Does music even exist? Like really? We record the vibrations of sound, dig grooves in vinyl, align magnetic strips on tape, line up 1s and 0s on silicon and MP3 files. Can you really own those grooves? Can those magnetic strips or the 1s and 0s ever belong to you? I’ve concluded that no, no you can’t, no they don’t. You buy the objects which allow for the sound to happen, but the music exists somewhere else.

I used to obsess over my music collection. First with CDs, then with the MP3s in iTunes. Then Spotify. Then Rdio. At some point during all this I learned to let go. I’ve realized I can’t own any of that. Not really. All these collections and playlists have no permanence. They’re not mine. I can’t possess the music, but the music is there for me. Music is always within reach.

The best feature of the new Apple Music service is the curated playlists. They’ve hired actual people to make these, and the quality shows. Trusting in these playlists requires another act of letting go. My 22 year old self would never have accepted anyone else’s authority. I knew better. And any joker could see that the algorithms used for Artist Station radio on streaming services are laughably terrible. But these Apple Music curated playlists are nice. Admitting that has proven to me that I’ve grown up.

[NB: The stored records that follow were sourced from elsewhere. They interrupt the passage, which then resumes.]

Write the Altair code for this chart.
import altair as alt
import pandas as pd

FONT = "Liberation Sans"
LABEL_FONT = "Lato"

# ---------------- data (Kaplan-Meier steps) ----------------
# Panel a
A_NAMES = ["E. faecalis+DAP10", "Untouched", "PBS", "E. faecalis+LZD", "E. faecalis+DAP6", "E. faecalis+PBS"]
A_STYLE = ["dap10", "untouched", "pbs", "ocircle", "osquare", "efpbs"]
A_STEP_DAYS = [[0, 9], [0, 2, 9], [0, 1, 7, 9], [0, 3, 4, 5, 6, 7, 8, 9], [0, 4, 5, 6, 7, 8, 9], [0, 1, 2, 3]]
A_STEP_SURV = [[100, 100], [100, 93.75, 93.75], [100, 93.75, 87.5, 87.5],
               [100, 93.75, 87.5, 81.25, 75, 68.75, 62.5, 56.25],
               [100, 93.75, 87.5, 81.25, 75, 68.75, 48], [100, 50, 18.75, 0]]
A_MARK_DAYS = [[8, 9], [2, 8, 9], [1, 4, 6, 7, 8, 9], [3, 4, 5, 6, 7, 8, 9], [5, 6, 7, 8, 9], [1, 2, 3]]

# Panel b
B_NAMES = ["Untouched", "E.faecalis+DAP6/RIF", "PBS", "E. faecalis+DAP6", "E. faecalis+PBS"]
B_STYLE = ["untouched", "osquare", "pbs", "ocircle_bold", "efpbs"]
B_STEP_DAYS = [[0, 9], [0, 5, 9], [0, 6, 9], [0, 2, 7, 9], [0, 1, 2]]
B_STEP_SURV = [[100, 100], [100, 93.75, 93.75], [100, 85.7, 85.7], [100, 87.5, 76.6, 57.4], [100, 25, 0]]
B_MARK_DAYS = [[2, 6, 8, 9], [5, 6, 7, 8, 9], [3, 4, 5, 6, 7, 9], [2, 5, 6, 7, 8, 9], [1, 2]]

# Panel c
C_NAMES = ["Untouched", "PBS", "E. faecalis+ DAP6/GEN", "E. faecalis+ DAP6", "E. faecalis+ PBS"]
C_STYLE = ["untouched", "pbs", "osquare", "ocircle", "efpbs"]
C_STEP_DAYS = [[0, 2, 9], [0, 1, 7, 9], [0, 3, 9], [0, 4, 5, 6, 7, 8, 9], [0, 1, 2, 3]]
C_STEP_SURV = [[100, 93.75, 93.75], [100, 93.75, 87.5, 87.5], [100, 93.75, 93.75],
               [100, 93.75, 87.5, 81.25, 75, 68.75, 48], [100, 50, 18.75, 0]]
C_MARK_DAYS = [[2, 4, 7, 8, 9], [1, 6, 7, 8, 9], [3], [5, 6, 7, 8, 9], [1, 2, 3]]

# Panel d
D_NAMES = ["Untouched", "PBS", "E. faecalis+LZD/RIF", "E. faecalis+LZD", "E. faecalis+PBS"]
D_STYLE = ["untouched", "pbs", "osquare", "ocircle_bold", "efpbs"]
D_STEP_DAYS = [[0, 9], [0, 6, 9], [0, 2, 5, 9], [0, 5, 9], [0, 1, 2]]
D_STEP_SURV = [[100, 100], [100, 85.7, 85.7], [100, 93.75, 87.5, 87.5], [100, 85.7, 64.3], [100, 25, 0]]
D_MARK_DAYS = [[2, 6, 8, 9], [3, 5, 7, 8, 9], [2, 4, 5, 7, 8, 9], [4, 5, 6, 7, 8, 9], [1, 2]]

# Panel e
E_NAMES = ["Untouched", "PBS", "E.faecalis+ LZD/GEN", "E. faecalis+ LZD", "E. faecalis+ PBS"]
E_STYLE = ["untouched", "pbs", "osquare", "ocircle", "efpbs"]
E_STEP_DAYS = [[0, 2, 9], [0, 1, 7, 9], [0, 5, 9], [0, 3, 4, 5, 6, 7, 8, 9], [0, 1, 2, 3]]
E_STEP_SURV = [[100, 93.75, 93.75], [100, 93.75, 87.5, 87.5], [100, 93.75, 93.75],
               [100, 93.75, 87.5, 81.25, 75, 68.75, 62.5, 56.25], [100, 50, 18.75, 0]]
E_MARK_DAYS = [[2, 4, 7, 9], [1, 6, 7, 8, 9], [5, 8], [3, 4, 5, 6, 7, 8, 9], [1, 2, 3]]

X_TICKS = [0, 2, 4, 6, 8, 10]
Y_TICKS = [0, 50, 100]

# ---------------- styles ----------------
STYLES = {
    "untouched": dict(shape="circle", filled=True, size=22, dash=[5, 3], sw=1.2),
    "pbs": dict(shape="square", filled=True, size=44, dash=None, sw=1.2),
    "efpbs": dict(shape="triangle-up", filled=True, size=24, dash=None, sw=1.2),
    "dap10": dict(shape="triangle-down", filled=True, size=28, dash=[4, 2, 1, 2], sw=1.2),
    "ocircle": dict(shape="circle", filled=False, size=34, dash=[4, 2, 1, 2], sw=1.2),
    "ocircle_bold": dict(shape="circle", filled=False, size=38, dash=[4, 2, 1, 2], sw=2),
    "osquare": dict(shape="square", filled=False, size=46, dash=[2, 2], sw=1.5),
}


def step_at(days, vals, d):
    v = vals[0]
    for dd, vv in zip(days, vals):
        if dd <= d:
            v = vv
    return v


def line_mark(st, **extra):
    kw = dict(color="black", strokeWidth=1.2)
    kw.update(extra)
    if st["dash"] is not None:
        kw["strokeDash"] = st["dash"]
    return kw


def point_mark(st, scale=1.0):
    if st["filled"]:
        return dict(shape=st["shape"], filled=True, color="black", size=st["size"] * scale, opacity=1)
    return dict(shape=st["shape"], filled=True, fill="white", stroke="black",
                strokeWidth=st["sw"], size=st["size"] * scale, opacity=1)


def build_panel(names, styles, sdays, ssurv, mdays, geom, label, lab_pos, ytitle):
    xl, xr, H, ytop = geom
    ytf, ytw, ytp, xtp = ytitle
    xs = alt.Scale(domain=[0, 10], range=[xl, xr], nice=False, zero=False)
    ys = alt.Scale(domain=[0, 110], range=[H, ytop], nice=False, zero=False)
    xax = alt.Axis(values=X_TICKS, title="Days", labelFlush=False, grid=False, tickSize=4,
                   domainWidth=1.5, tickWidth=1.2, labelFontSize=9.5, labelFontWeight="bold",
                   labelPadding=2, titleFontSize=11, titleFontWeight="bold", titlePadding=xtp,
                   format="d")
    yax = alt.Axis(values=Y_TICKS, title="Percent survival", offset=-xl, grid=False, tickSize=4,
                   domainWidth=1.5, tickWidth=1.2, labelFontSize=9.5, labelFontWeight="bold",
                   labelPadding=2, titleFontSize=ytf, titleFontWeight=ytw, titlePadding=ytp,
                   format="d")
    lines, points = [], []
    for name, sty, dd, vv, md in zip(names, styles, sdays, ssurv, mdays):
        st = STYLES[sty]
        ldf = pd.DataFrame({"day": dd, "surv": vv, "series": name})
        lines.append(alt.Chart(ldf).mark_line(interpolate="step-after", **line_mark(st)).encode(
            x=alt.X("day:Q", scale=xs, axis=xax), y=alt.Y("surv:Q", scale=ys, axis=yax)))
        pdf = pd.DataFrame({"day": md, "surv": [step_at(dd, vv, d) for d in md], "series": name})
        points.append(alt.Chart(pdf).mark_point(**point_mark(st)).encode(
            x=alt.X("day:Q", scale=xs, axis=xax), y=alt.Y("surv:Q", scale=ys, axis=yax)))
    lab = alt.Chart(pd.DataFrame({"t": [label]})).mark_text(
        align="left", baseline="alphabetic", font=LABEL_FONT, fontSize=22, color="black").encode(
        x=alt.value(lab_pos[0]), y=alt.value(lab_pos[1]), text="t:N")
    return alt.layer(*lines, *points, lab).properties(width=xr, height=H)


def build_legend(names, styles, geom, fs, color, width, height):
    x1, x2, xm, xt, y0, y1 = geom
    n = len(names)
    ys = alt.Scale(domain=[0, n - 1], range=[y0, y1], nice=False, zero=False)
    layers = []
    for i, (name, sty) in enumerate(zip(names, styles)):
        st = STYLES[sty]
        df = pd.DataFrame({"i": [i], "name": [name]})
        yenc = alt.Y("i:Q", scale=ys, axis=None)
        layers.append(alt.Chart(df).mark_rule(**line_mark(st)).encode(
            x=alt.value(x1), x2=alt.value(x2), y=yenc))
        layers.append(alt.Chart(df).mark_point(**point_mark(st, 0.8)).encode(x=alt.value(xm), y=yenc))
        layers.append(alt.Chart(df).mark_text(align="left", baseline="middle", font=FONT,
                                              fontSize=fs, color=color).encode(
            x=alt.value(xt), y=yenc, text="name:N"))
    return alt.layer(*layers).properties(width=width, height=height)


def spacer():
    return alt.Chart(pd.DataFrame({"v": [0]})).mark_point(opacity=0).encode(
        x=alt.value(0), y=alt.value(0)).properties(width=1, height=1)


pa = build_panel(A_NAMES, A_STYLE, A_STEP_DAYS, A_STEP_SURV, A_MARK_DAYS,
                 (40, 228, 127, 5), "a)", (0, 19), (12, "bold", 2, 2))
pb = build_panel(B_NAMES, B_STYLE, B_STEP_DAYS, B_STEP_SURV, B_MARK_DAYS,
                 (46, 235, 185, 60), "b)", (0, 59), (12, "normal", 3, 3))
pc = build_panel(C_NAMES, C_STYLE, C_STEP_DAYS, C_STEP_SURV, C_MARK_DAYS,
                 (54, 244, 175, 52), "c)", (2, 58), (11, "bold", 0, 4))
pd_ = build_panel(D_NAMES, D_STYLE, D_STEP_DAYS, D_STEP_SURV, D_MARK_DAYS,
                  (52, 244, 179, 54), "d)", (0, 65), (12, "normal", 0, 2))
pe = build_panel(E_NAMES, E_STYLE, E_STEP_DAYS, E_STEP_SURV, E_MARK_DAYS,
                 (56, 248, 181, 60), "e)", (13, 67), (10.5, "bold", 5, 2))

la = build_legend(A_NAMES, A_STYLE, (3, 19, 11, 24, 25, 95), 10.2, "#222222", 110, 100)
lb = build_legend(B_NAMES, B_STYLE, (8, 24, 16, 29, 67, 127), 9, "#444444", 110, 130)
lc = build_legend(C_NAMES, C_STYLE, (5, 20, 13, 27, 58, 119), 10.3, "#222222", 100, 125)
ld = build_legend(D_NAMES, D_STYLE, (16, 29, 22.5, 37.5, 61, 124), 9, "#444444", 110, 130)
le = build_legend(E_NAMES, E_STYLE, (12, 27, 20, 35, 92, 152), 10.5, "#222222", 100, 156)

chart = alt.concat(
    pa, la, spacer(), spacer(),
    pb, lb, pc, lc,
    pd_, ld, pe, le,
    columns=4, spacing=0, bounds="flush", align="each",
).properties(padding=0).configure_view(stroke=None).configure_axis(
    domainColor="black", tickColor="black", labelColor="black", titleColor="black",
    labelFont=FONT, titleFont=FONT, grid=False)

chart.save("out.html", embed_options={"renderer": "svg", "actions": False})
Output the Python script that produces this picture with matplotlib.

There’s even an Apple Music playlist that curates a collection of music that inspired my favorite band. I listened to it and I enjoyed it. They got it right. I could have grumbled about the song selection, even though the chosen artists are perfect. It’s fine. It doesn’t matter. I’ve made hundreds of playlists just like it. Others have made hundreds of thousands of playlists just like it. All that is well and good. Music is a conversation. For now whatever technology has the music in it, I can just press play, and there it is in the air, the music.